I don't like it at all.
I've finally been having some healthy crushes in my life, you know, the realistic kind of crushes, the kind where it might actually happen kind of crushes. I rethought my guy with kids rule and realized it would actually be something I would be okay with and I can handle that kind of "drama" in my life. And to be honest, I probably wouldn't have rethought this had I not gotten to know T.K. while getting to know T. However, lately, I'm starting to think that this "getting to know T" is a figment of my imagination. (This apparently happens a lot in my dating life, I don't know what's real and what is fiction...)
It's not that I don't know T, it's that I don't know him as well as I would like, and I don't know if I'm going to get that chance anymore. I was cool with the ultra slow pace of learning bits and pieces about each other, taking six months to learn his name and occupation, and after a year of noticing each other, having a spontaneous ice cream date. I really liked that. I didn't feel pressured to define what we were doing or who he was in my life. He was a crush who I was getting to know.

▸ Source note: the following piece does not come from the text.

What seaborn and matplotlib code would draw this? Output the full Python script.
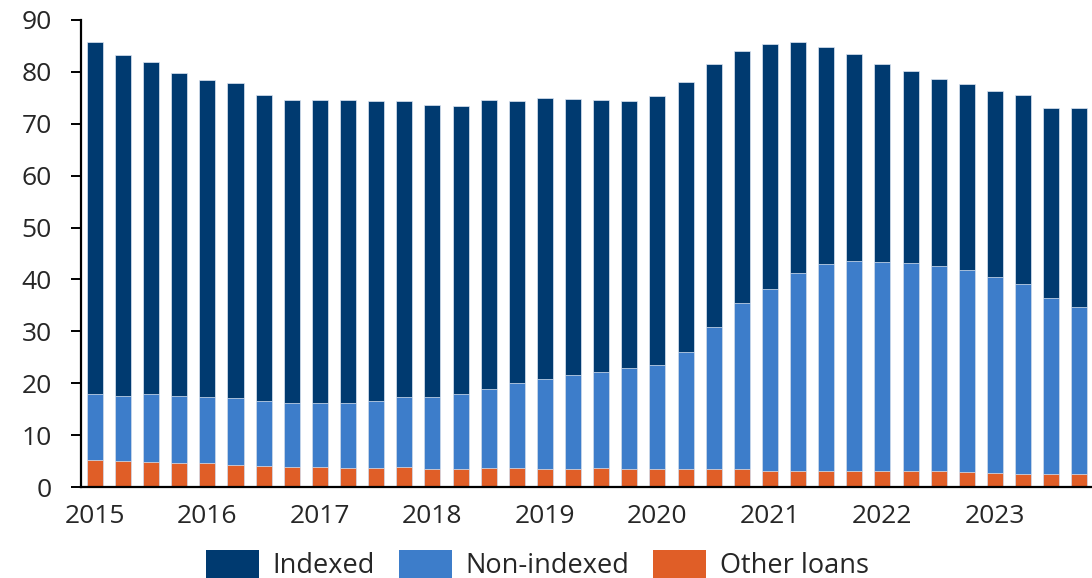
import matplotlib
matplotlib.use("Agg")
import matplotlib.pyplot as plt
import seaborn as sns
import pandas as pd
import numpy as np
from matplotlib.patches import Patch

years = ["2015", "2016", "2017", "2018", "2019", "2020", "2021", "2022", "2023"]
quarters = [f"{y}Q{q}" for y in years for q in range(1, 5)]

indexed = [67.8, 65.6, 64.1, 62.1, 61.1, 60.6, 58.9, 58.4, 58.4, 58.4, 57.8, 57.1,
           56.4, 55.6, 55.6, 54.3, 54.1, 53.3, 52.3, 51.5, 51.7, 52.0, 50.7, 48.5,
           47.2, 44.5, 41.8, 39.9, 38.1, 36.9, 36.0, 35.8, 35.8, 36.4, 36.7, 38.3]
non_indexed = [12.6, 12.5, 13.0, 13.0, 12.7, 12.9, 12.6, 12.3, 12.3, 12.4, 12.8, 13.5,
               13.8, 14.4, 15.2, 16.5, 17.4, 18.0, 18.5, 19.4, 20.2, 22.6, 27.3, 32.1,
               35.1, 38.1, 39.9, 40.4, 40.4, 40.2, 39.6, 38.9, 37.8, 36.5, 33.8, 32.2]
other_loans = [5.3, 5.1, 4.9, 4.6, 4.6, 4.3, 4.0, 3.9, 3.8, 3.7, 3.7, 3.8,
               3.5, 3.5, 3.7, 3.6, 3.5, 3.5, 3.7, 3.5, 3.4, 3.4, 3.5, 3.4,
               3.0, 3.1, 3.1, 3.1, 3.0, 3.0, 3.0, 2.9, 2.7, 2.6, 2.6, 2.5]

series_names = ["Indexed", "Non-indexed", "Other loans"]
colors = ["#003A70", "#3D7DCA", "#E05E27"]

sns.set_theme(style="white")
plt.rcParams["font.family"] = ["Open Sans", "DejaVu Sans"]

df = pd.DataFrame({"quarter": quarters,
                   "Indexed": indexed,
                   "Non-indexed": non_indexed,
                   "Other loans": other_loans})
df["c_other"] = df["Other loans"]
df["c_non"] = df["Other loans"] + df["Non-indexed"]
df["c_all"] = df["c_non"] + df["Indexed"]

fig = plt.figure(figsize=(10.92, 5.78), dpi=100)
ax = fig.add_axes([0.074, 0.1574, 0.926, 0.808])

for col, c in zip(["c_all", "c_non", "c_other"], colors):
    sns.barplot(data=df, x="quarter", y=col, color=c, width=0.57,
                edgecolor="#dde6f2", linewidth=0.5, saturation=1, ax=ax)

ax.set_xlim(-0.5, 35.45)
ax.set_ylim(0, 90)
ax.set_yticks(np.arange(0, 91, 10))
ax.set_xticks(np.arange(0, 36, 4))
ax.set_xticklabels(years)
ax.set_xlabel("")
ax.set_ylabel("")

for s in ["top", "right"]:
    ax.spines[s].set_visible(False)
for s in ["left", "bottom"]:
    ax.spines[s].set_color("black")
    ax.spines[s].set_linewidth(1.6)

ax.tick_params(axis="y", which="major", length=7, width=1.4, color="black",
               labelsize=19, pad=14, left=True, direction="out")
ax.tick_params(axis="x", which="major", length=0, labelsize=19, pad=12)

handles = [Patch(facecolor=c, edgecolor="none") for c in colors]
fig.legend(handles, series_names, loc="center", bbox_to_anchor=(0.492, 1 - 565 / 578),
           ncol=3, frameon=False, fontsize=19.5, handlelength=1.95, handleheight=1.2,
           handletextpad=0.5, columnspacing=0.9)

fig.savefig("out.png", dpi=100)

And then we exchanged phone numbers and soon I found I was the one always messaging him...to the point where I felt like I was an annoying pest. But then, he would throw me for a loop and send me a message and ask how work was going, or send a picture of T.K. holding a fish from their latest fishing trip. And then we would hang out for an hour or so, but then it would go back to mixed signals and never acknowledging the fact that we might actually be interested in each other.
Yes, I'm aware this guy has been nothing but mixed signals for a year, so I don't know why I'm surprised that I'm utterly confused.

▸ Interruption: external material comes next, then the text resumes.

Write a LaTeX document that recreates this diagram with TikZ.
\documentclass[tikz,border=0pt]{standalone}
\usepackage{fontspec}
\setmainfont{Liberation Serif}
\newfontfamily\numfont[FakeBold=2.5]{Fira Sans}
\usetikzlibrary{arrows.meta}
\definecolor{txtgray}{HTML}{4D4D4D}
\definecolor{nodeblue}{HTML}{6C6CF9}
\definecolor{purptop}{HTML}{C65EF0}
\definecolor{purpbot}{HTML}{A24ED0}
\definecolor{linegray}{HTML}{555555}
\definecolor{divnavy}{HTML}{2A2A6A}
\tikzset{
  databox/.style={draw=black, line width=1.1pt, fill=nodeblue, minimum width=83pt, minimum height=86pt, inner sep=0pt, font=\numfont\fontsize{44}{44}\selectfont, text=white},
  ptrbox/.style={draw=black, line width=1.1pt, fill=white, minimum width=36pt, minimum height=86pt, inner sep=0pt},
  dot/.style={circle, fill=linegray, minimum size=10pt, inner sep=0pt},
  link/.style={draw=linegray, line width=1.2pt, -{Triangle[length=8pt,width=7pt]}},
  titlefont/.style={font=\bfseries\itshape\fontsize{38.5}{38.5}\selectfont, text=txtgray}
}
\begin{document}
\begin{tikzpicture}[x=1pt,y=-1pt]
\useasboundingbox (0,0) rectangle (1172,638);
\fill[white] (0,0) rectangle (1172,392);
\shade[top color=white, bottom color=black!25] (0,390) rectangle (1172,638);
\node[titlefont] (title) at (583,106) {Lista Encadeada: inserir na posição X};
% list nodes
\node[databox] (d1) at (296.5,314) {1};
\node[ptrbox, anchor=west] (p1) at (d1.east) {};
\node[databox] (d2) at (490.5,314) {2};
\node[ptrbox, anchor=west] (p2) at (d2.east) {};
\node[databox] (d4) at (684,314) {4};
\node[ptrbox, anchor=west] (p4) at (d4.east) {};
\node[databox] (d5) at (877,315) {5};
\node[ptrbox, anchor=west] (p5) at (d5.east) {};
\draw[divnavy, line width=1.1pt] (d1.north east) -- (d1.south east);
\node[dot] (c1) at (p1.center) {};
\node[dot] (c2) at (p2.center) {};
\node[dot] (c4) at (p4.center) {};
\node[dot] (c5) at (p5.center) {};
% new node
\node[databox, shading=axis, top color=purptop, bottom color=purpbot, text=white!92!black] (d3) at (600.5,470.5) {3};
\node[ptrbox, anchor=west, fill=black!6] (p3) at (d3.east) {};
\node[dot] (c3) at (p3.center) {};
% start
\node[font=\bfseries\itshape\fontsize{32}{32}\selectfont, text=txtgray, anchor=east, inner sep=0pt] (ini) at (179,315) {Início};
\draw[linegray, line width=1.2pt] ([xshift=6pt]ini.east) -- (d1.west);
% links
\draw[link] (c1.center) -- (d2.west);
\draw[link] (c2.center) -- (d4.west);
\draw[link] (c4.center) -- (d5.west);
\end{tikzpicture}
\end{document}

A few weeks ago, he came over and we watched one of my favorite guilty pleasure movies... Rock of Ages. As it turns out, it is one of his favorite movies, as well. We sang along like dorks and had a really fun time. When he left, I told myself I wouldn't message him first, that I would be strong and wait for him to contact me. Days went by....and just shy of a week later, I caved and said hello. Our conversation was short and I tried to tell myself he wasn't really interested, to accept it, and move on to the next crush.
Only, he would come in to the restaurant and feed me enough mixed signals to change my mind into thinking he actually is interested in me.
But today when I woke up... I had enough of the mixed signals and the no replies to my text messages. I decided fate was telling me I am destined to be alone and I should just suck it up and embrace it. I poured my heart out to Singapore Paula about how I was giving up because being lonely and constantly playing the waiting game wasn't really doing me any good. Naturally, she gave me the "don't give up, it'll happen" speech and I replied, my soulmate got aborted. This is why I'm prolife!
Not much longer, T. walked in, all smiles, waves and overflowing with mixed signals (which I did my best to ignore). Fate, well, fate decided to either play a trick on me, mocking my vow of solitude, or maybe, it was a reminder to have hope because the next song to play as T. walked away was Don't Stop Believing by Journey but naturally, every time I hear that song anymore, I automatically think of the scene from Rock of Ages.
I took the sign as a little bit of encouragement, and I even giggled a little. I took it about myself to message him several hours later and though I got a reply, it was a simple LOL.
So, I've conclude that fate was mocking me because it knows I don't know how to give up and I'll always have a little bit of hope that maybe someday, just someday, someone will stay interested in me long enough to get to know me.